I am trying to prove this theorem. I have not found anything similar to it on the internet.

**Special version of Tonelli’s theorem**
Assume that the functions $f(x,u): [a,b] \times \mathbb{R} \to \mathbb{R}$, $ g(x, \xi): [a,b] \times \mathbb{R} \to \mathbb{R}$ are continuous, $f$ is bounded below, $g$ is convex in $\xi$ and satisfies

$$\exists r>1,\, \exists C>0\,\, \text{such that}\,\, g(x,\xi) \ge C| \xi|^r,\,\, \forall (x, \xi) \in [a,b] \times \mathbb{R}.$$

Then there exists a minimizer of the functional $$ J[u] = \displaystyle\int\limits_a^b \big(f(x,u(x)) + g(x,u'(x))\big) dx $$ in the space $X= \{ u \in AC([a,b]); u(a)=\alpha, u(b)= \beta \}.$

**Proof**.
Since $f$ is bounded then there is a real number $m \in \mathbb{R}$ such that $m (b-a)\le f(x,u(x)), \quad \forall (x,u(x)) \in [a,b] \times \mathbb{R}$. From the properties of $g$ we get

$$m+ C \int\limits_a^b |u'(x)|^r dx \leq J[u] \Rightarrow m+ C \| u'\|_{L^r[a,b]}^r \leq J[u]\,\,\, \forall u \in X.$$

We can see that $J[u]$ is bounded below and from the definition of the infimum there is a minimizing sequence $\{u_n\}_{n\in \mathbb{N}} \subset X$ such that

$$\underset{n \to \infty}{\lim} J[u_n] = \inf \{ J[u] | u \in X \}> -\infty \,\, \text{ in } \mathbb{R}.$$

and hence, $\{ u_n'\}_{n \in \mathbb{N}}$ is uniformly bounded, i.e. there is $N>0$ such that $\forall n >N$ we have

$$\| u'_n\|_{L^r[a,b]} \leq \left(\frac{J[u_N] -m}{c} \right)^\frac{1}{r}.$$

Now, since $\{u_n\}$ is equicontinuous, and uniformly bounded in $L^r[a,b]$, then according to the Arzelà-Ascoli theorem there is a subsequence $\{ u_{n_k} \}_{k \in \mathbb{N}}$ and $\overline{u} \in AC[a,b]$ such that $u_{n_k} \to \overline{u}$ uniformly, and $u'_{n_k} \to \overline{u}'$ in the sense of $L^r[a,b]$. $\blacksquare$

I am not sure if my last argument is right.
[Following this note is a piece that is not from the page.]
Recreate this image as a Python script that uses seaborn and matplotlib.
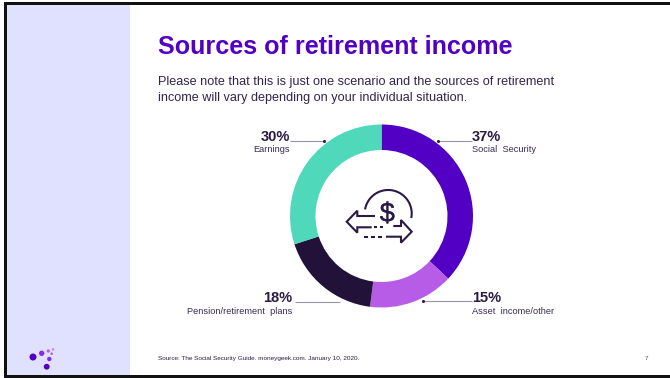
import numpy as np
import matplotlib
matplotlib.use("Agg")
import matplotlib.pyplot as plt
import matplotlib.patheffects as pe
from matplotlib.patches import Rectangle, Circle
import seaborn as sns

# Share of retirement income by source, clockwise from twelve o'clock
sources = ["Social  Security", "Asset  income/other", "Pension/retirement  plans", "Earnings"]
shares = [37, 15, 18, 30]
slice_colors = ["#5100C4", "#B65CE6", "#221139", "#4FD8BA"]

title = "Sources of retirement income"
subtitle_lines = ["Please note that this is just one scenario and the sources of retirement",
                  "income will vary depending on your individual situation."]
source_note = "Source: The Social Security Guide. moneygeek.com. January 10, 2020."
page_number = "7"

INK = "#2A1A45"
BODY = "#33244F"
MUTED = "#9C93B0"

sns.set_theme(style="white", palette=sns.color_palette(slice_colors))
plt.rcParams["font.family"] = ["Liberation Sans", "DejaVu Sans"]

W, H = 670, 378
fig = plt.figure(figsize=(W / 100, H / 100), dpi=100, facecolor="white")

# Slide layer measured in pixels with the origin at the top left
slide = fig.add_axes([0, 0, 1, 1])
slide.set_xlim(0, W)
slide.set_ylim(H, 0)
slide.axis("off")

slide.add_patch(Rectangle((7, 5), 123, 370, facecolor="#E0E0FF", edgecolor="none", zorder=1))
# Slide frame
slide.add_patch(Rectangle((4, 2), W - 4, 3, facecolor="#111111", edgecolor="none", zorder=5))
slide.add_patch(Rectangle((4, 375), W - 4, 3, facecolor="#111111", edgecolor="none", zorder=5))
slide.add_patch(Rectangle((4, 2), 3, H - 2, facecolor="#111111", edgecolor="none", zorder=5))

slide.text(158, 54.3, title, fontsize=18.05, fontweight="bold", color="#5100C4", va="baseline", ha="left")
for y, line in zip((84.5, 100.5), subtitle_lines):
    slide.text(158, y, line, fontsize=9.05, color=BODY, va="baseline", ha="left")
slide.text(158, 360, source_note, fontsize=4.55, color=INK, va="baseline", ha="left")
slide.text(646, 360, page_number, fontsize=4.55, color="#5A5070", va="baseline", ha="center")

# Logo dots
for x, y, r, c in [(33, 357, 3.5, "#5100C4"), (41.7, 353.3, 2.7, "#8A2BE2"),
                   (48.3, 351, 1.6, "#B65CE6"), (53, 349.3, 1.3, "#C98BEA"),
                   (51.7, 353.7, 1.3, "#B65CE6"), (49.3, 359, 2.2, "#8A2BE2"),
                   (46.7, 366.7, 2.9, "#5100C4")]:
    slide.add_patch(Circle((x, y), r, facecolor=c, edgecolor="none", zorder=3))

# Donut
cx, cy, outer, inner = 381.5, 216, 91.5, 66
donut = fig.add_axes([(cx - outer) / W, 1 - (cy + outer) / H, 2 * outer / W, 2 * outer / H])
donut.pie(shares, colors=sns.color_palette(slice_colors), startangle=90, counterclock=False,
          radius=1, wedgeprops=dict(width=1 - inner / outer, edgecolor="none"))
donut.set_xlim(-1, 1)
donut.set_ylim(-1, 1)
donut.set_aspect("equal")
donut.axis("off")

# Callouts: slice index, text x, value baseline, label baseline, leader span and y, text side
callouts = [(0, 472, 141.3, 152.5, 438, 472, 141, "left", True),
            (1, 472, 302.5, 314, 422.7, 472, 301, "left", True),
            (2, 292, 302.5, 314, 295, 340, 301.5, "right", False),
            (3, 290, 141.3, 152.5, 290, 324, 141, "right", True)]
for i, tx, y_val, y_lab, x0, x1, y_line, side, dotted in callouts:
    slide.text(tx, y_val, f"{shares[i]}%", fontsize=10.5, fontweight="bold", color=INK, ha=side, va="baseline")
    slide.text(tx, y_lab, sources[i], fontsize=6.65, color="#3A2C55", ha=side, va="baseline")
    slide.plot([x0, x1], [y_line, y_line], color=MUTED, lw=0.8, zorder=2, solid_capstyle="butt")
    if dotted:
        dot_x = x0 if side == "left" else x1
        slide.plot([dot_x], [y_line], "o", ms=2.2, mew=0, color=INK, zorder=4)

# Centre icon: coin with dollar sign above two opposing dashed arrows
def stroke(xs, ys):
    slide.plot(xs, ys, color=INK, lw=1.5, solid_capstyle="butt", solid_joinstyle="miter", zorder=4)

angles = np.radians(np.linspace(190, 371, 80))
stroke(388.2 + 23.5 * np.cos(angles), 213.5 + 23.5 * np.sin(angles))
slide.text(387.3, 221.5, "$", fontsize=19.5, color=INK, ha="center", va="baseline", zorder=4,
           path_effects=[pe.withStroke(linewidth=0.25, foreground=INK)])

# Left-pointing arrow
stroke([375, 357.3, 357.3, 346.7, 357.3, 357.3, 371.7],
       [216, 216, 210.7, 221.7, 232.7, 227.3, 227.3])
# Right-pointing arrow
stroke([393.3, 401, 401, 411.7, 401, 401, 386],
       [226, 226, 220, 231.7, 242.7, 236.7, 236.7])
# Dashes along the arrow shafts
for a, b, y in [(374, 377, 227.3), (380, 383, 227.3),
                (364.3, 368.3, 236.7), (370.5, 374.5, 236.7), (378.3, 382.3, 236.7)]:
    stroke([a, b], [y, y])

fig.savefig("out.png", dpi=100, facecolor="white")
I want to make it more rigorous. Although I found the general idea of the proof on page 140 in the book of **Hansjörg Kielhöfer** named (**Calculus of Variations
An Introduction to the One-Dimensional Theory with Examples and Exercises**) I have no idea about completing the proof of the theorem. Could you please help.